### Data to use
★ ★ ★
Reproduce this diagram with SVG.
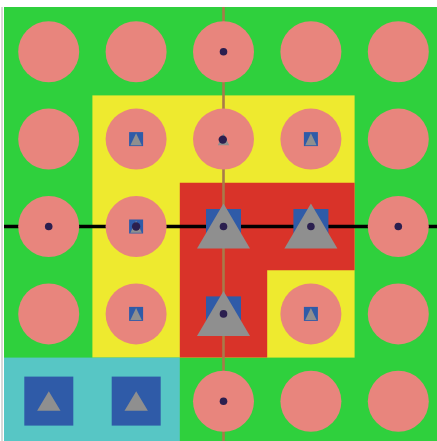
★ ★ ★
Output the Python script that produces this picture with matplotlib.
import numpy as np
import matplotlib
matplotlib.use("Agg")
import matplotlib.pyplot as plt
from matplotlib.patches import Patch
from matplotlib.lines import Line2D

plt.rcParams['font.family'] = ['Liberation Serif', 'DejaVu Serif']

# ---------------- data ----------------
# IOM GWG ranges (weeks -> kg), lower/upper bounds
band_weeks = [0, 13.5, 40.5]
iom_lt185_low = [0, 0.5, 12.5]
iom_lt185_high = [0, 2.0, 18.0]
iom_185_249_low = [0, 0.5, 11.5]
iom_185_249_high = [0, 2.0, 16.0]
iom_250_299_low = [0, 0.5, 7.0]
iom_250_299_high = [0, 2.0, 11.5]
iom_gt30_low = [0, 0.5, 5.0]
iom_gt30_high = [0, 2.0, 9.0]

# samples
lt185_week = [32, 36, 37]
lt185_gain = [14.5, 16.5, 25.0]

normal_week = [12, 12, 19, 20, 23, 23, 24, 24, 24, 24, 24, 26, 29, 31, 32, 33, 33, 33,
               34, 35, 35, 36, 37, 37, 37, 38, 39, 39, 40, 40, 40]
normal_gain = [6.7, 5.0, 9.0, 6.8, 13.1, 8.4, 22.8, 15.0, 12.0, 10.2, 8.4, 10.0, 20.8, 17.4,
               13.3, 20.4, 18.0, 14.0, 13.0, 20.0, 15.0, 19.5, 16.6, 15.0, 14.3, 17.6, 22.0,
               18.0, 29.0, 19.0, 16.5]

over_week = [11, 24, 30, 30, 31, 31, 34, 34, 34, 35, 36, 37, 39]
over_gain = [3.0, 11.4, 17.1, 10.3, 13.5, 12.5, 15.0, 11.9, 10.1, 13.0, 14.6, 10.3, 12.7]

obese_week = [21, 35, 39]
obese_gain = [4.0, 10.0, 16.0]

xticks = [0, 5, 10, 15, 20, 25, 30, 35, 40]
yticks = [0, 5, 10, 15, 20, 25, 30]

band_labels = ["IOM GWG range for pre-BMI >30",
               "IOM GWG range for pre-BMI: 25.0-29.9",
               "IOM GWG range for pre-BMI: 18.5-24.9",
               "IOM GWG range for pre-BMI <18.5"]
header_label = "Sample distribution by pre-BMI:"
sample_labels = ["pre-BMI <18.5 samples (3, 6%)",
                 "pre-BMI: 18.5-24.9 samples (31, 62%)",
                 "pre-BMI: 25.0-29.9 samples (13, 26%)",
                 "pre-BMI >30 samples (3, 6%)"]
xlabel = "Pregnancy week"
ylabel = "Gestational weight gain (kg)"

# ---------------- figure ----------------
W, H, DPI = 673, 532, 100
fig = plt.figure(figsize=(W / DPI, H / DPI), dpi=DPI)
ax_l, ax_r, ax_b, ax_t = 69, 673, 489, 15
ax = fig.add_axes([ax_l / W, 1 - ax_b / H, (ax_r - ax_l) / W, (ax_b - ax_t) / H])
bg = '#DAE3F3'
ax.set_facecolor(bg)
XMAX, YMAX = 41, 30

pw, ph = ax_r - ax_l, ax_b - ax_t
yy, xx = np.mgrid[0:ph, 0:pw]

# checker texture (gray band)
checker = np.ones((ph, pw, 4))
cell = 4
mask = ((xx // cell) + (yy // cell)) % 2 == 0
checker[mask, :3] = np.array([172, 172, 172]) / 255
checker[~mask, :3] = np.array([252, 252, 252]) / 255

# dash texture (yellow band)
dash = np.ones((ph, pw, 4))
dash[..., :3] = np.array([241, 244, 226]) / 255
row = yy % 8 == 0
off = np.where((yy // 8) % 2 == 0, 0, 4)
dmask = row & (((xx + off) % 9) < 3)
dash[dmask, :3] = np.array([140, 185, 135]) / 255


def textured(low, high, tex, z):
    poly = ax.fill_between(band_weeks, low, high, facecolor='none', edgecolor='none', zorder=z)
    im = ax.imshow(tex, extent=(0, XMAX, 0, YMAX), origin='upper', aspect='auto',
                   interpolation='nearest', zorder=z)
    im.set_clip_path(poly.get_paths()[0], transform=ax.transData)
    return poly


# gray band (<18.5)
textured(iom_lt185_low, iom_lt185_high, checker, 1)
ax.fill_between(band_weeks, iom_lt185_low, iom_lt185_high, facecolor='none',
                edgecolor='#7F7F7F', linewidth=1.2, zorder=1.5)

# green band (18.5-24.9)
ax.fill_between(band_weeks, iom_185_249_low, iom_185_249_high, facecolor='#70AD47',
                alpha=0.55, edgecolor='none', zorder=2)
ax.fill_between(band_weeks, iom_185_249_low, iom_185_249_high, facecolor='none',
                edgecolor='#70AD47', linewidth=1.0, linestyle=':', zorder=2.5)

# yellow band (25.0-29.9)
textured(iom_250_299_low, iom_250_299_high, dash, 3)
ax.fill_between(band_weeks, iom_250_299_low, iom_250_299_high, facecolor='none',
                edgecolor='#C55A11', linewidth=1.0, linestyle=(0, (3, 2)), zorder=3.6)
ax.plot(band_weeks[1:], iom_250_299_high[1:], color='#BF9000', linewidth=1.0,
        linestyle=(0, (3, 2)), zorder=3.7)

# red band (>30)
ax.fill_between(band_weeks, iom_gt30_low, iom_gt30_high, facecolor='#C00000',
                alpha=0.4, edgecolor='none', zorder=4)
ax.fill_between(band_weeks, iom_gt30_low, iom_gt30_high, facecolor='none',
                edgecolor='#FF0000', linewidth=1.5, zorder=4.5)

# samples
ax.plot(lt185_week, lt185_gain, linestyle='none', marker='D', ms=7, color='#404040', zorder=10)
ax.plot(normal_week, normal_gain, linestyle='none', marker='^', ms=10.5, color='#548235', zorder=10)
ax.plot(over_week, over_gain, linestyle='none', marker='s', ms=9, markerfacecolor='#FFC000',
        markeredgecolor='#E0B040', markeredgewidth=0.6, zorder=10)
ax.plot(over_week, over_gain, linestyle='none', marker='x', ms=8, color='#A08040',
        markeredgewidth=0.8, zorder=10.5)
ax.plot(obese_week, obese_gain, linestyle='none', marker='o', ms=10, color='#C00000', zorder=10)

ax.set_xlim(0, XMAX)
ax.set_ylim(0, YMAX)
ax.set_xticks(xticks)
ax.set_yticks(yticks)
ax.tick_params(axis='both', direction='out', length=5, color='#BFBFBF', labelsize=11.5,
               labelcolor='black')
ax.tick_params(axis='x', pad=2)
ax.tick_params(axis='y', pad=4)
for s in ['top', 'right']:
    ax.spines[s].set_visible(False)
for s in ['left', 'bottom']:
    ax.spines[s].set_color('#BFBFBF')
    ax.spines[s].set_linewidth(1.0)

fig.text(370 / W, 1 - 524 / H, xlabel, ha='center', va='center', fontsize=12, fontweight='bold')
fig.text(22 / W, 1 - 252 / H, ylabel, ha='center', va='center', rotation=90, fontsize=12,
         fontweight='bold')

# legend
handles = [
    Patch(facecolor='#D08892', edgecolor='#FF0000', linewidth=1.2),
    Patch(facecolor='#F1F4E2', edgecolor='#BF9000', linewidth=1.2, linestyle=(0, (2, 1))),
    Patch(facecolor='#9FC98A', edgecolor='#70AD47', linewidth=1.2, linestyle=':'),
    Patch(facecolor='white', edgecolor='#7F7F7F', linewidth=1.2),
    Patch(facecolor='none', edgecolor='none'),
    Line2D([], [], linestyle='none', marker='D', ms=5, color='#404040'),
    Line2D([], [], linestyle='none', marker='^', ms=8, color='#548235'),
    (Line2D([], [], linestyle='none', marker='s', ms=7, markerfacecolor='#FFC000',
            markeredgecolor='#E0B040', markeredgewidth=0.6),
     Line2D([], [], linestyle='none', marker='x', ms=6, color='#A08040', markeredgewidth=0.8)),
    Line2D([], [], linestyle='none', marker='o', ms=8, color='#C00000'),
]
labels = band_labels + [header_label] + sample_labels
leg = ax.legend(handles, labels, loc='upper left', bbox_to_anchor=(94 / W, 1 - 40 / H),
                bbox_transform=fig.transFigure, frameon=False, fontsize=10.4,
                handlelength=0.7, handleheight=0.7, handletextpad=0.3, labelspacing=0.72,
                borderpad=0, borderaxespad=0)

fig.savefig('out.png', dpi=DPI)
★ ★ ★
### What needs to be done
Quote nothing but the lines that run from the line containing "Output the Python" through the line containing "lt185_gain = [14.5, 16.5, 25.0]", keeping both of them word for word.

### Solution for this exercise
Output the Python script that produces this picture with matplotlib.
import numpy as np
import matplotlib
matplotlib.use("Agg")
import matplotlib.pyplot as plt
from matplotlib.patches import Patch
from matplotlib.lines import Line2D

plt.rcParams['font.family'] = ['Liberation Serif', 'DejaVu Serif']

# ---------------- data ----------------
# IOM GWG ranges (weeks -> kg), lower/upper bounds
band_weeks = [0, 13.5, 40.5]
iom_lt185_low = [0, 0.5, 12.5]
iom_lt185_high = [0, 2.0, 18.0]
iom_185_249_low = [0, 0.5, 11.5]
iom_185_249_high = [0, 2.0, 16.0]
iom_250_299_low = [0, 0.5, 7.0]
iom_250_299_high = [0, 2.0, 11.5]
iom_gt30_low = [0, 0.5, 5.0]
iom_gt30_high = [0, 2.0, 9.0]

# samples
lt185_week = [32, 36, 37]
lt185_gain = [14.5, 16.5, 25.0]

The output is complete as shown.